A novel silver-doped nickel oxide hole-selective contact for crystalline silicon heterojunction solar cells

Based on its band alignment, p -type nickel oxide (NiO x ) is an excellent candidate material for hole transport layers in crystalline silicon heterojunction solar cells, as it has a small Δ E V and large Δ E C with crystalline silicon. Herein, to overcome the poor hole selectivity of stoichiometric NiO x due to its low carrier concentration and conductivity, silver-doped nickel oxide (NiO x :Ag) hole transport layers with high carrier concentrations were prepared by co-sputtering high-purity silver sheets and pure NiO x targets.
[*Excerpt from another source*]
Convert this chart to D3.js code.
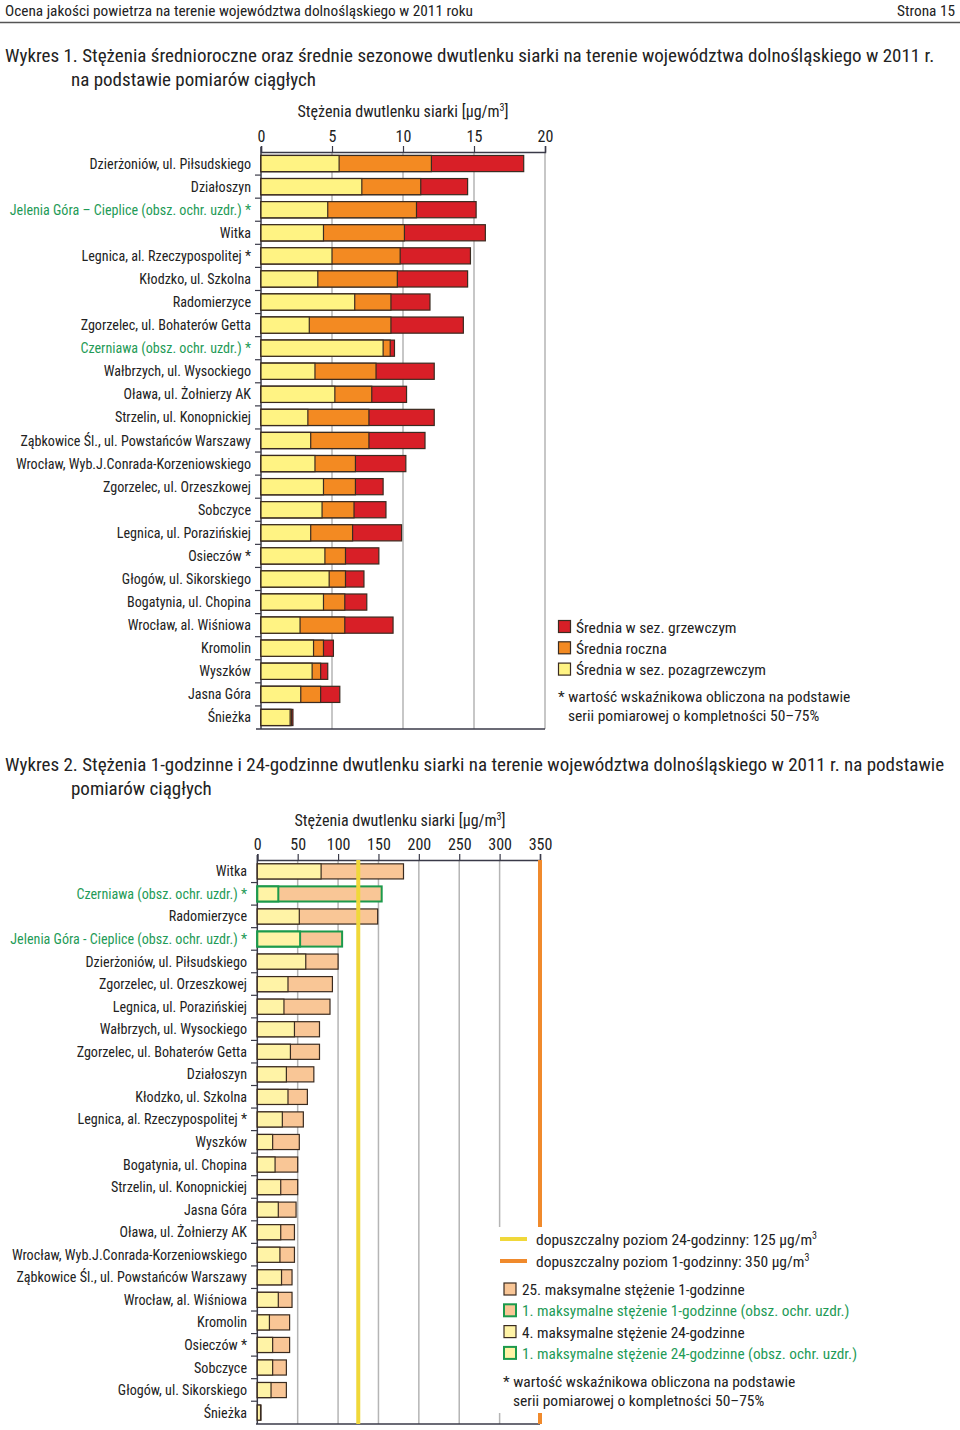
<!DOCTYPE html>
<html><head><meta charset="utf-8">
<script src="https://cdn.jsdelivr.net/npm/d3@7"></script>
<style>
html,body{margin:0;padding:0;background:#fff;}
svg{display:block;}
text{font-family:"Liberation Sans Narrow","Arial Narrow","Roboto Condensed","Liberation Sans",sans-serif;fill:#222;}
</style></head>
<body>
<svg id="c" width="960" height="1430"></svg>
<script>
// ---------- DATA: Wykres 1 ----------
const stations1 = ["Dzierżoniów, ul. Piłsudskiego","Działoszyn","Jelenia Góra – Cieplice (obsz. ochr. uzdr.) *","Witka","Legnica, al. Rzeczypospolitej *","Kłodzko, ul. Szkolna","Radomierzyce","Zgorzelec, ul. Bohaterów Getta","Czerniawa (obsz. ochr. uzdr.) *","Wałbrzych, ul. Wysockiego","Oława, ul. Żołnierzy AK","Strzelin, ul. Konopnickiej","Ząbkowice Śl., ul. Powstańców Warszawy","Wrocław, Wyb.J.Conrada-Korzeniowskiego","Zgorzelec, ul. Orzeszkowej","Sobczyce","Legnica, ul. Porazińskiej","Osieczów *","Głogów, ul. Sikorskiego","Bogatynia, ul. Chopina","Wrocław, al. Wiśniowa","Kromolin","Wyszków","Jasna Góra","Śnieżka"];
const summer1 = [5.5,7.1,4.7,4.4,5.0,4.0,6.6,3.4,8.6,3.8,5.2,3.3,3.5,3.8,4.4,4.3,3.5,4.5,4.8,4.4,2.75,3.7,3.6,2.8,2.05];
const annual1 = [12.0,11.25,10.95,10.1,9.8,9.6,9.15,9.15,9.1,8.1,7.8,7.6,7.6,6.65,6.65,6.55,6.45,5.95,5.95,5.9,5.9,4.4,4.2,4.2,2.15];
const winter1 = [18.5,14.55,15.15,15.8,14.75,14.55,11.9,14.25,9.4,12.2,10.25,12.2,11.55,10.2,8.6,8.8,9.9,8.3,7.25,7.45,9.3,5.1,4.7,5.55,2.25];
const ticks1 = [0,5,10,15,20];

// ---------- DATA: Wykres 2 ----------
const stations2 = ["Witka","Czerniawa (obsz. ochr. uzdr.) *","Radomierzyce","Jelenia Góra - Cieplice (obsz. ochr. uzdr.) *","Dzierżoniów, ul. Piłsudskiego","Zgorzelec, ul. Orzeszkowej","Legnica, ul. Porazińskiej","Wałbrzych, ul. Wysockiego","Zgorzelec, ul. Bohaterów Getta","Działoszyn","Kłodzko, ul. Szkolna","Legnica, al. Rzeczypospolitej *","Wyszków","Bogatynia, ul. Chopina","Strzelin, ul. Konopnickiej","Jasna Góra","Oława, ul. Żołnierzy AK","Wrocław, Wyb.J.Conrada-Korzeniowskiego","Ząbkowice Śl., ul. Powstańców Warszawy","Wrocław, al. Wiśniowa","Kromolin","Osieczów *","Sobczyce","Głogów, ul. Sikorskiego","Śnieżka"];
const max24h = [79,26,52,53,60,38,33,46,41,36,38,31,19,22,29,26,29,28,30,26,15,19,19,17,4];
const max1h = [181,154,149,105,100,93,90,77,77,70,62,57,52,50,50,48,46,46,43,43,40,40,36,36,4.6];
const ticks2 = [0,50,100,150,200,250,300,350];
const limit24h = 125, limit1h = 350;

// ---------- STYLE ----------
const C = {yellow:"#fff383", orange:"#f38a22", red:"#d81f27", stroke:"#3a2b20",
  y2:"#fff3a6", peach:"#f9c696", green:"#1c9a4c", grid:"#b5b5b5", axis:"#3a3a48",
  lim24:"#f0d83a", lim1:"#f08a2c", text:"#222", gtext:"#1f9b57"};
const isGreen = s => s.indexOf("obsz. ochr. uzdr.") >= 0;
const LAB = 14.1;

const svg = d3.select("#c");

// Header
svg.append("text").attr("x",5).attr("y",16).attr("font-size",15.3).text("Ocena jakości powietrza na terenie województwa dolnośląskiego w 2011 roku");
svg.append("text").attr("x",955).attr("y",16).attr("font-size",15.3).attr("text-anchor","end").text("Strona 15");
svg.append("line").attr("x1",0).attr("x2",960).attr("y1",22.5).attr("y2",22.5).attr("stroke","#555").attr("stroke-width",1.5);

// Titles
svg.append("text").attr("x",5).attr("y",62).attr("font-size",19).text("Wykres 1. Stężenia średnioroczne oraz średnie sezonowe dwutlenku siarki na terenie województwa dolnośląskiego w 2011 r.");
svg.append("text").attr("x",71).attr("y",86).attr("font-size",19).text("na podstawie pomiarów ciągłych");
svg.append("text").attr("x",5).attr("y",771).attr("font-size",19).text("Wykres 2. Stężenia 1-godzinne i 24-godzinne dwutlenku siarki na terenie województwa dolnośląskiego w 2011 r. na podstawie");
svg.append("text").attr("x",71).attr("y",795).attr("font-size",19).text("pomiarów ciągłych");

function axisTitle(x, y){
  const t = svg.append("text").attr("x",x).attr("y",y).attr("font-size",16).attr("text-anchor","middle");
  t.append("tspan").text("Stężenia dwutlenku siarki [µg/m");
  t.append("tspan").attr("font-size",10).attr("dy",-6).text("3");
  t.append("tspan").attr("dy",6).text("]");
}

// ---------- CHART 1 ----------
{
  const x = d3.scaleLinear().domain([0,20]).range([261,545]);
  const y = d3.scaleBand().domain(stations1).range([152,729]).paddingInner(0.3).paddingOuter(0.15);
  const step = y.step();
  axisTitle(403,117);
  const g = svg.append("g");
  g.selectAll("line.grid").data(ticks1.filter(d=>d>0)).join("line")
    .attr("x1",d=>x(d)).attr("x2",d=>x(d)).attr("y1",152).attr("y2",729)
    .attr("stroke",C.grid).attr("stroke-width",1.5);
  const top = d3.axisTop(x).tickValues(ticks1).tickSize(6).tickPadding(4).tickFormat(d3.format("d"));
  const ga = g.append("g").attr("transform","translate(0,152)").call(top);
  ga.attr("font-family",null);
  ga.select(".domain").attr("stroke",C.axis).attr("stroke-width",1.5);
  ga.selectAll(".tick line").attr("stroke",C.axis).attr("stroke-width",1.2);
  ga.selectAll(".tick text").attr("font-size",16).attr("fill",C.text);
  g.append("line").attr("x1",256).attr("x2",545).attr("y1",729).attr("y2",729).attr("stroke",C.axis).attr("stroke-width",1.5);
  g.append("line").attr("x1",261).attr("x2",261).attr("y1",147).attr("y2",729).attr("stroke",C.axis).attr("stroke-width",1.5);
  g.selectAll("line.lt").data(d3.range(1,stations1.length)).join("line")
    .attr("x1",255).attr("x2",261).attr("y1",i=>152+i*step).attr("y2",i=>152+i*step)
    .attr("stroke",C.axis).attr("stroke-width",1.2);
  const rows = stations1.map((s,i)=>({s, su:summer1[i], an:annual1[i], wi:winter1[i]}));
  const layers = [["wi",C.red],["an",C.orange],["su",C.yellow]];
  layers.forEach(([k,col])=>{
    g.selectAll("rect."+k).data(rows).join("rect")
      .attr("x",x(0)).attr("y",d=>y(d.s)).attr("height",y.bandwidth())
      .attr("width",d=>x(d[k])-x(0)).attr("fill",col)
      .attr("stroke",C.stroke).attr("stroke-width",1.2);
  });
  g.selectAll("text.lab").data(stations1).join("text")
    .attr("x",251).attr("y",d=>y(d)+y.bandwidth()/2+5).attr("text-anchor","end").attr("font-size",LAB)
    .style("fill",d=>isGreen(d)?C.gtext:C.text).text(d=>d);
  const leg = [["Średnia w sez. grzewczym",C.red],["Średnia roczna",C.orange],["Średnia w sez. pozagrzewczym",C.yellow]];
  leg.forEach(([t,c],i)=>{
    g.append("rect").attr("x",558.5).attr("y",620.5+i*21.3).attr("width",12).attr("height",12).attr("fill",c).attr("stroke",C.stroke).attr("stroke-width",1.2);
    g.append("text").attr("x",576).attr("y",632.5+i*21.3).attr("font-size",15.5).text(t);
  });
  g.append("text").attr("x",558).attr("y",702).attr("font-size",15.5).text("* wartość wskaźnikowa obliczona na podstawie");
  g.append("text").attr("x",568).attr("y",721).attr("font-size",15.5).text("serii pomiarowej o kompletności 50–75%");
}

// ---------- CHART 2 ----------
{
  const x = d3.scaleLinear().domain([0,350]).range([257.3,540]);
  const y = d3.scaleBand().domain(stations2).range([860,1424]).paddingInner(0.33).paddingOuter(0.17);
  const step = y.step();
  axisTitle(400,826);
  const g = svg.append("g");
  g.selectAll("line.grid").data(ticks2.filter(d=>d>0 && d<350)).join("line")
    .attr("x1",d=>x(d)).attr("x2",d=>x(d)).attr("y1",860).attr("y2",1424)
    .attr("stroke",C.grid).attr("stroke-width",1.5);
  const top = d3.axisTop(x).tickValues(ticks2).tickSize(6).tickPadding(4).tickFormat(d3.format("d"));
  const ga = g.append("g").attr("transform","translate(0,860)").call(top);
  ga.attr("font-family",null);
  ga.select(".domain").attr("stroke",C.axis).attr("stroke-width",1.5);
  ga.selectAll(".tick line").attr("stroke",C.axis).attr("stroke-width",1.2);
  ga.selectAll(".tick text").attr("font-size",16).attr("fill",C.text);
  g.append("line").attr("x1",256).attr("x2",540).attr("y1",1424).attr("y2",1424).attr("stroke",C.axis).attr("stroke-width",1.5);
  g.append("line").attr("x1",257.3).attr("x2",257.3).attr("y1",855).attr("y2",1424).attr("stroke",C.axis).attr("stroke-width",1.5);
  g.selectAll("line.lt").data(d3.range(1,stations2.length)).join("line")
    .attr("x1",251).attr("x2",257).attr("y1",i=>860+i*step).attr("y2",i=>860+i*step)
    .attr("stroke",C.axis).attr("stroke-width",1.2);
  const rows = stations2.map((s,i)=>({s, h24:max24h[i], h1:max1h[i], gr:isGreen(s)}));
  [["h1",C.peach],["h24",C.y2]].forEach(([k,col])=>{
    g.selectAll("rect."+k).data(rows).join("rect")
      .attr("x",x(0)).attr("y",d=>y(d.s)).attr("height",y.bandwidth())
      .attr("width",d=>x(d[k])-x(0)).attr("fill",col)
      .attr("stroke",d=>d.gr?C.green:C.stroke).attr("stroke-width",d=>d.gr?2:1.2);
  });
  g.append("line").attr("x1",x(limit24h)).attr("x2",x(limit24h)).attr("y1",860).attr("y2",1424).attr("stroke",C.lim24).attr("stroke-width",4);
  g.append("line").attr("x1",x(limit1h)).attr("x2",x(limit1h)).attr("y1",860).attr("y2",1424).attr("stroke",C.lim1).attr("stroke-width",4);
  g.selectAll("text.lab").data(stations2).join("text")
    .attr("x",247).attr("y",d=>y(d)+y.bandwidth()/2+5).attr("text-anchor","end").attr("font-size",LAB)
    .style("fill",d=>isGreen(d)?C.gtext:C.text).text(d=>d);
  g.append("rect").attr("x",492).attr("y",1227).attr("width",400).attr("height",186).attr("fill","#fff");
  const ll = [[C.lim24,"dopuszczalny poziom 24-godzinny: 125 µg/m",1239],[C.lim1,"dopuszczalny poziom 1-godzinny: 350 µg/m",1261]];
  ll.forEach(([c,t,yy])=>{
    g.append("line").attr("x1",500).attr("x2",527).attr("y1",yy).attr("y2",yy).attr("stroke",c).attr("stroke-width",4);
    const tx = g.append("text").attr("x",536).attr("y",yy+6).attr("font-size",15.5);
    tx.append("tspan").text(t);
    tx.append("tspan").attr("font-size",10).attr("dy",-6).text("3");
  });
  const sq = [[C.peach,C.stroke,"25. maksymalne stężenie 1-godzinne",C.text],
              [C.peach,C.green,"1. maksymalne stężenie 1-godzinne (obsz. ochr. uzdr.)",C.gtext],
              [C.y2,C.stroke,"4. maksymalne stężenie 24-godzinne",C.text],
              [C.y2,C.green,"1. maksymalne stężenie 24-godzinne (obsz. ochr. uzdr.)",C.gtext]];
  sq.forEach(([f,s,t,tc],i)=>{
    g.append("rect").attr("x",504).attr("y",1283+i*21.3).attr("width",12).attr("height",12).attr("fill",f).attr("stroke",s).attr("stroke-width",s===C.green?2:1.2);
    g.append("text").attr("x",522).attr("y",1295+i*21.3).attr("font-size",15.3).style("fill",tc).text(t);
  });
  g.append("text").attr("x",503).attr("y",1387).attr("font-size",15.5).text("* wartość wskaźnikowa obliczona na podstawie");
  g.append("text").attr("x",513).attr("y",1406).attr("font-size",15.5).text("serii pomiarowej o kompletności 50–75%");
}
</script>
</body></html>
The improved electrical conductivity of NiO x was attributed to the holes generated by the Ag + substituents for Ni 2+ , and moreover, the introduction of Ag + also increased the amount of Ni 3+ present, both of which increased the carrier concentration in NiO x . Ag + doping also reduced the c-Si/NiO x contact resistivity and improved the hole-selective contact with NiO x . Furthermore, the problems of particle clusters and interfacial defects on the surfaces of NiO x :Ag films were solved by UV-ozone oxidation and high-temperature annealing, which facilitated separation and transport of carriers at the c-Si/NiO x interface. The constructed c-Si/NiO x : Ag solar cell exhibited an increase in open-circuit voltage from 490 to 596 mV and achieved a conversion efficiency of 14.4%.